If you succeed, each one of your team will enjoy the fruits and be liberal in offering it to them.

Reason #4: Procrastinating your launch

There is no such thing as a perfect product or service. If you spend all your time just tweaking and supposedly perfecting your product, it will never be. 

Products evolve over a period of time through constant customer feedback and use. Don’t delay your launch for this one reason. In fact, you must build a prototype, beta or a minimum viable product and get it out in the hands of the customer. Let your customer decide whether the product is of value or not.

Most people just don’t get their products out in time and spend a most part of their resources in trying to build that one perfect product. Save yourself some grief, time and most of all, hard cash and build on a product that your customers want.

Reason #5: Failure to adapt

Most entrepreneurs fail in their startups because they fail to adapt to the changing dynamics, customer requirements and the market. One thing is to adapt, the other to adapt fast. 

A startup entrepreneur has got to be quick in making decisions and altering the course when there is a need. Don’t get too attached to the plan that you started with. Most startups end up taking a completely different plan mid-way altering the entire plan with which they started the company. 

Most often, your customers will determine this change. Don’t be foolhardy at that stage and stick with your original plan or vision. Startups don’t work that way. You’ve got to follow your customers’ needs. 

But, this does not mean that you start afresh completely each time. What you essentially need to do is to build on the basic framework of your business as you go along. 

One company I know started as a product company and six months down the line realized its strengths lay in services. They quickly adapted and shifted gears, but the basic framework of their business remained the same: their offering.

Reason #6: Optimizing resources

You’re a startup entrepreneur and you’ve got limited resources. Unless you’re over funded, which in that case as well is no good. But I’ll stick to the problem of the many – a crunch in funds. 

You’ve got limited resources and you don’t want to blow up on the wrong things.
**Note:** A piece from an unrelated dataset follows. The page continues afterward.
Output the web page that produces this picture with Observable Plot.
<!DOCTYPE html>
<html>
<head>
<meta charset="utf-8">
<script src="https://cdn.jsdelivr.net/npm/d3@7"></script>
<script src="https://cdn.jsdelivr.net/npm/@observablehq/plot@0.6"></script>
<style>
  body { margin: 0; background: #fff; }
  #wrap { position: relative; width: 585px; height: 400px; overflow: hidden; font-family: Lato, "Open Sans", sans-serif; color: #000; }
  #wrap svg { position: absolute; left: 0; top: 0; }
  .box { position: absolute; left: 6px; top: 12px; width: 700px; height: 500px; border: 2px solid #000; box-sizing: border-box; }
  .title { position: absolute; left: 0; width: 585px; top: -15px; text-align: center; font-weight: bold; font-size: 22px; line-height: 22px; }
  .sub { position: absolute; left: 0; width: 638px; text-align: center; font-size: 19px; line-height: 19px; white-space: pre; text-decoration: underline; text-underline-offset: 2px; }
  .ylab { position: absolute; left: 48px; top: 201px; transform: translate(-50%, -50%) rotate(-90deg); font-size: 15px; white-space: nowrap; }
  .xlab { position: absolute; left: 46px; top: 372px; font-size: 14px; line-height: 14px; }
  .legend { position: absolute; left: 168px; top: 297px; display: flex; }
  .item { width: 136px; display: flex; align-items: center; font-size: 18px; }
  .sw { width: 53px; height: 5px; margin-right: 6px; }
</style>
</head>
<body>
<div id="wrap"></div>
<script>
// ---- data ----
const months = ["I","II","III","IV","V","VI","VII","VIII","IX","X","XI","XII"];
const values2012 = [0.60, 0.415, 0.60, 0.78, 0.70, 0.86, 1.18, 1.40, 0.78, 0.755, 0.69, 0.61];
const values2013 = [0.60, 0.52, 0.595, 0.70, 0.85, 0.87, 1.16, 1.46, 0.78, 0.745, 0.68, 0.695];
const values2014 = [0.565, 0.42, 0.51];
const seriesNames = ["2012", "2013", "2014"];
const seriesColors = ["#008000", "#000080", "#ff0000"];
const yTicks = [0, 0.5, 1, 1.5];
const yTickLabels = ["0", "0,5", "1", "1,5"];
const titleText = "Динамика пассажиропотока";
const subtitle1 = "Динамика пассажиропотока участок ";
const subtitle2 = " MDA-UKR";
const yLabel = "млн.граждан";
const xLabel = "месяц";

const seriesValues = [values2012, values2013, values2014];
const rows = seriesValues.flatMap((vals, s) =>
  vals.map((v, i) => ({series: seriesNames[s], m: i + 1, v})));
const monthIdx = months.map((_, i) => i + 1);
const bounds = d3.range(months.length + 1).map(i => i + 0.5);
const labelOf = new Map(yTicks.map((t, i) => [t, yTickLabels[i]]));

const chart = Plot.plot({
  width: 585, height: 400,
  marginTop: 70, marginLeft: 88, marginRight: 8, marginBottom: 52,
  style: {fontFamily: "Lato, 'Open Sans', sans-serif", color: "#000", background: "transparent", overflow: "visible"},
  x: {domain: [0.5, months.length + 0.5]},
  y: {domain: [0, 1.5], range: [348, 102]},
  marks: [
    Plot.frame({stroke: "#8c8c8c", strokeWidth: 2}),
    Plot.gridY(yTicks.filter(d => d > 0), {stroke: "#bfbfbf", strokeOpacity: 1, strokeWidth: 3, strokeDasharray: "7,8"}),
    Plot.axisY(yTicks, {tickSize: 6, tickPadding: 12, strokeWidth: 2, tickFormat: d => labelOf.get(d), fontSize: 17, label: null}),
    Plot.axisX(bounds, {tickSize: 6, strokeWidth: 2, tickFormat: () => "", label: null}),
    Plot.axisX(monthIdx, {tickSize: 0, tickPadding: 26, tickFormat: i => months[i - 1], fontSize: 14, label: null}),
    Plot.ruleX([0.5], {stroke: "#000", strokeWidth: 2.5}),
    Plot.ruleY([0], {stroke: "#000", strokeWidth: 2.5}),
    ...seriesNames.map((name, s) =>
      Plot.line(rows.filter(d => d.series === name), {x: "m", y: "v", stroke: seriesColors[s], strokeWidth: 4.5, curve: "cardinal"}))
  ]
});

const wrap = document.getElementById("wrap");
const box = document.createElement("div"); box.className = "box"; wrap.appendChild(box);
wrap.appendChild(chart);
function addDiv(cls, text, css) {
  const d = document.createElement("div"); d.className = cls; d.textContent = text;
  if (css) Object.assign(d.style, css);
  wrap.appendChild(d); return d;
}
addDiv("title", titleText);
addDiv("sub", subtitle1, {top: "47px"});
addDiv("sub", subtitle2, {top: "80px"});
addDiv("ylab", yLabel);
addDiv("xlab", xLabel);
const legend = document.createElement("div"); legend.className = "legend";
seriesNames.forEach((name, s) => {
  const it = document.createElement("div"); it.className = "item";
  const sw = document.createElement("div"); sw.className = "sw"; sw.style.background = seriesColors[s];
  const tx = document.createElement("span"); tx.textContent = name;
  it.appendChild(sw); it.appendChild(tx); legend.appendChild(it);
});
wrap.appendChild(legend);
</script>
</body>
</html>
Now this will tie-in with much of the reasons above, as you do not want to spend all your time and money on building that one perfect product (which does not exist in any case). 

Chalk out what is important to your business and allocate resources accordingly. If yours is a product company, build a core product offering and get it to customers. If your customers were as excited, they would be even willing to pay at this stage. And bam, you’ve got more bucks to build on further. 
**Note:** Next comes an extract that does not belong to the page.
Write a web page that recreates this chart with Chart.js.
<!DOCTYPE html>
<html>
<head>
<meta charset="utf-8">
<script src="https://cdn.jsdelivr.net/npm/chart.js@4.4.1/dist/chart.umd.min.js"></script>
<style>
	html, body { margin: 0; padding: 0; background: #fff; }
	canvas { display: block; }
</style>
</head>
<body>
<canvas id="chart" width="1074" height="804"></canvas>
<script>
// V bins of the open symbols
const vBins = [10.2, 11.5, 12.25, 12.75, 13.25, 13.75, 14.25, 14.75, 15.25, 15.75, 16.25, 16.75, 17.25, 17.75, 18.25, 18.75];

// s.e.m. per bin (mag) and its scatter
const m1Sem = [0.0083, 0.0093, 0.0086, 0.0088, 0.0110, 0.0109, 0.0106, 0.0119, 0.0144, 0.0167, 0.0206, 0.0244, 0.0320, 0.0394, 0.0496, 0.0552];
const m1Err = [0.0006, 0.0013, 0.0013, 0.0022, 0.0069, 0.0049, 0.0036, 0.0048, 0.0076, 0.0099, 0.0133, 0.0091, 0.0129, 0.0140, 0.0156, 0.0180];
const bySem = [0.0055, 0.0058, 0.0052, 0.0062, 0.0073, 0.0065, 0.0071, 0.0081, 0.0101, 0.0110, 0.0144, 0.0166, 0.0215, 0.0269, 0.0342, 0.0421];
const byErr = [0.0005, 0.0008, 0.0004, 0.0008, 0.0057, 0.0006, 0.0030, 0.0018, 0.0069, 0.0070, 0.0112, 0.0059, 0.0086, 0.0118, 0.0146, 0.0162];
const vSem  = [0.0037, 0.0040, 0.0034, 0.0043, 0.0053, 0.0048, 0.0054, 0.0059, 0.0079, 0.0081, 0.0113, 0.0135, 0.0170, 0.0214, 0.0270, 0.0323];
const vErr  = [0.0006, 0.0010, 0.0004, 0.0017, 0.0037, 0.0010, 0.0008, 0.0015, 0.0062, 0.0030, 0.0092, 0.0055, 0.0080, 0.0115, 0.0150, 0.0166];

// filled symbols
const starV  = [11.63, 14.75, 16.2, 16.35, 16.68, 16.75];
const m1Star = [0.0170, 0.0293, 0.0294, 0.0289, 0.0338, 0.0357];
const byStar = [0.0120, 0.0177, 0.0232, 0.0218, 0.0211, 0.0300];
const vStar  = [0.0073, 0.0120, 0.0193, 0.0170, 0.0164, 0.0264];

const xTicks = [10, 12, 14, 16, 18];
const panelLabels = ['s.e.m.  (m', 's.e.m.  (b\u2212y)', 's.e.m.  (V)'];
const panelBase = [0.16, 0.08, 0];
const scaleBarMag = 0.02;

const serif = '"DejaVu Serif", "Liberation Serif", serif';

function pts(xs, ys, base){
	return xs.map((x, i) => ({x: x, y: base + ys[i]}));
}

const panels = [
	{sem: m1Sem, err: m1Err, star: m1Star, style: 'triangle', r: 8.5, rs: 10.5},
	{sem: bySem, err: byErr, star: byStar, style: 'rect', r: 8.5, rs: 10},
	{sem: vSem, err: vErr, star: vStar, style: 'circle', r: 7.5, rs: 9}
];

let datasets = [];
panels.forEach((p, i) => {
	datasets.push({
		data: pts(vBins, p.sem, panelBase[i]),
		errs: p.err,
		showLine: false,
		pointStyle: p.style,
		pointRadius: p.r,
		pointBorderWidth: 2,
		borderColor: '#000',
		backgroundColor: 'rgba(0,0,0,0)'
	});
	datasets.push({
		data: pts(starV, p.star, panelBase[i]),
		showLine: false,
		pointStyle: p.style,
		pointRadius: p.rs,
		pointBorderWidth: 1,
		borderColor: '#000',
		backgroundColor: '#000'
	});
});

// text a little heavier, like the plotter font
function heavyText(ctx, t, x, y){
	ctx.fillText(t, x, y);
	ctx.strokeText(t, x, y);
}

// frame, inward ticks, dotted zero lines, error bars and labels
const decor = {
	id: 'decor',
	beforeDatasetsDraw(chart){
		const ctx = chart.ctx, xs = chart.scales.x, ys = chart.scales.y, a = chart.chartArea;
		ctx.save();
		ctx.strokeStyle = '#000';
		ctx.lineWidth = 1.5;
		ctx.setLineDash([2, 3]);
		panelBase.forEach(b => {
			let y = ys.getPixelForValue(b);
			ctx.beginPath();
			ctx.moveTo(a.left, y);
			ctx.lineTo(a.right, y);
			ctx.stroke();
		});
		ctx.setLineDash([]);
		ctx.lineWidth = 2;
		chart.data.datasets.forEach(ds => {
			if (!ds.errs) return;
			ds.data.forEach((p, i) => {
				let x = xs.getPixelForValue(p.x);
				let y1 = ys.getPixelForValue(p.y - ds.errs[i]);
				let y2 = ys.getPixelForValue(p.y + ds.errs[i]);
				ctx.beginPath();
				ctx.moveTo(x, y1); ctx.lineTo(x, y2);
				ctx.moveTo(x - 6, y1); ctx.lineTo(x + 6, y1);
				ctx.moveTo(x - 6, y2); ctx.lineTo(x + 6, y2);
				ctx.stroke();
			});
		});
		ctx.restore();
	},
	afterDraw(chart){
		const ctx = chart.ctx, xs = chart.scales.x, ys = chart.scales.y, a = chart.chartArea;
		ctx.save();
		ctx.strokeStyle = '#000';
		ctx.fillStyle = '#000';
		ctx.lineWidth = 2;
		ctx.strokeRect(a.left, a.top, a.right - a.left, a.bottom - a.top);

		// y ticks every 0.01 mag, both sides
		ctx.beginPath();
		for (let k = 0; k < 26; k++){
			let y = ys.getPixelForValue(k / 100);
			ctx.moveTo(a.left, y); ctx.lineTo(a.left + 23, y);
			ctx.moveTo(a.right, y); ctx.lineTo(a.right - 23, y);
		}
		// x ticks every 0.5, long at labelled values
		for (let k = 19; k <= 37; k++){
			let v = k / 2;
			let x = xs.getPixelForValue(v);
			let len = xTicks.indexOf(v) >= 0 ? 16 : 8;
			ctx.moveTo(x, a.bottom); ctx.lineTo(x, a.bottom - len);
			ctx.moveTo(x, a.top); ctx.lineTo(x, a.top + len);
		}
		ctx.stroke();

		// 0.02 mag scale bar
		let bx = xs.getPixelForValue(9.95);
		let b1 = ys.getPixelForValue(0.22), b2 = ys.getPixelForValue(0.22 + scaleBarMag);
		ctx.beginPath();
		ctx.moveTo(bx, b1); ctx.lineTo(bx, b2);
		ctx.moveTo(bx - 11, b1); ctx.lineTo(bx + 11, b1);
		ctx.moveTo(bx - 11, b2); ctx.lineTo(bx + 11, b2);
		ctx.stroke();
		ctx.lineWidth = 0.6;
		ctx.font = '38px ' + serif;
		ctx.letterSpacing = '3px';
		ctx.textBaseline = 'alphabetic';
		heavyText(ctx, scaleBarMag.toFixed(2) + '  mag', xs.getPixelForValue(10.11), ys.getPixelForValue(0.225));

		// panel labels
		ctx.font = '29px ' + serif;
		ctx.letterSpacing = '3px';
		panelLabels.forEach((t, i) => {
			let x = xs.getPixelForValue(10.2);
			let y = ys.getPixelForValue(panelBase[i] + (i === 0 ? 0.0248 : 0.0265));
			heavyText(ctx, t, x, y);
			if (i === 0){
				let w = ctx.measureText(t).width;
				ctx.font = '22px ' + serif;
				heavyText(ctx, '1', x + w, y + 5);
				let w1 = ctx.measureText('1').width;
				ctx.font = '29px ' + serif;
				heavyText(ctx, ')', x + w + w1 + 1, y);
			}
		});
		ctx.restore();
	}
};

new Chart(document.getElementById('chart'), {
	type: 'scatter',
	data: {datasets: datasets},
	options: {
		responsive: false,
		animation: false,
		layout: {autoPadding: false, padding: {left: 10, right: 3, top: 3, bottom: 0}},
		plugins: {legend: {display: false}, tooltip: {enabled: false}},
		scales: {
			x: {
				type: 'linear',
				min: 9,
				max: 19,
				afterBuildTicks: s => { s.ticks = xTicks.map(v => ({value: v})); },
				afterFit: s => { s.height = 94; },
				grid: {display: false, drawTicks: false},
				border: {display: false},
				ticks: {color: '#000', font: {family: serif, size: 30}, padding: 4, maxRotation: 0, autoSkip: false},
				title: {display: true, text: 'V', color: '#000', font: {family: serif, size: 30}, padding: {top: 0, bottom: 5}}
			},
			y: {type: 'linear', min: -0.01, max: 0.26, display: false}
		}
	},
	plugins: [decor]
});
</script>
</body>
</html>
Don’t take the easy way out in spending on advertising blitzkrieg. Instead, build a community of engaged users, which will pay you off more in the long run and will be far more cost effective.

Reason #7: Marketing

One word but holds incredible weight in the success of a product. I am not denying that the product is important, but most good products fail to reach out to the larger mass who can make an incredible difference to your startup.
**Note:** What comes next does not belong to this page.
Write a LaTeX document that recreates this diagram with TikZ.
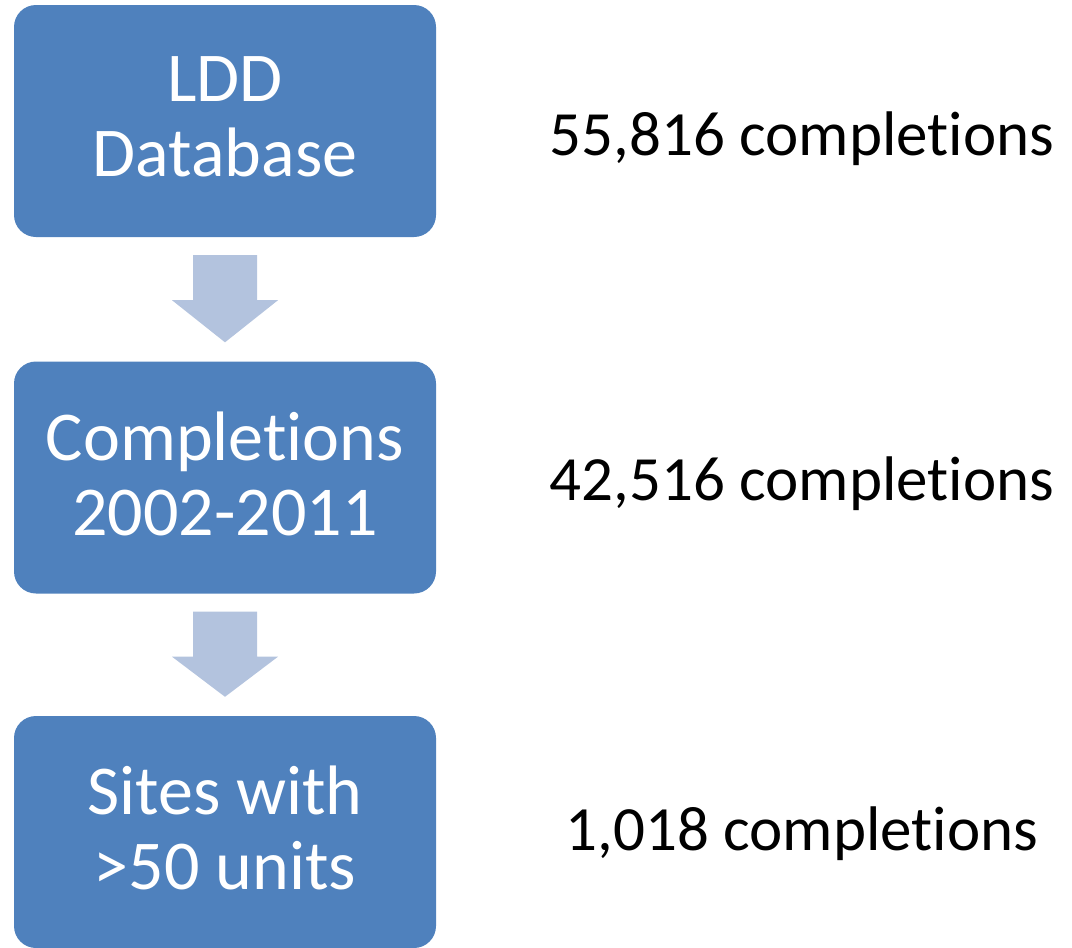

There are many avenues that are available for startup entrepreneurs who market their startups other than blowing up cash on simply advertising. Most entrepreneurs just do not know how they can best leverage technology to get more user eyeballs.

Harness the power of social media, create and engage with communities, reach out to influencers, start even before your product is launched. Good marketing does not require money, but a lot of time. If you want to reach out to a greater mass, you’ve got to be prepared to invest a good amount of time to reach out to them. 

And once you’ve made a sizeable user-base – say the first thousand customers – leverage on them for a snowball effect. The first thousand customers can turn your startup into a business.

Everybody wants to run a successful startup, so in the end, don’t put too much pressure on yourself to make your first startup a success. Just focus on doing the right things and your customers will make sure your product and your startup stays alive and in the game.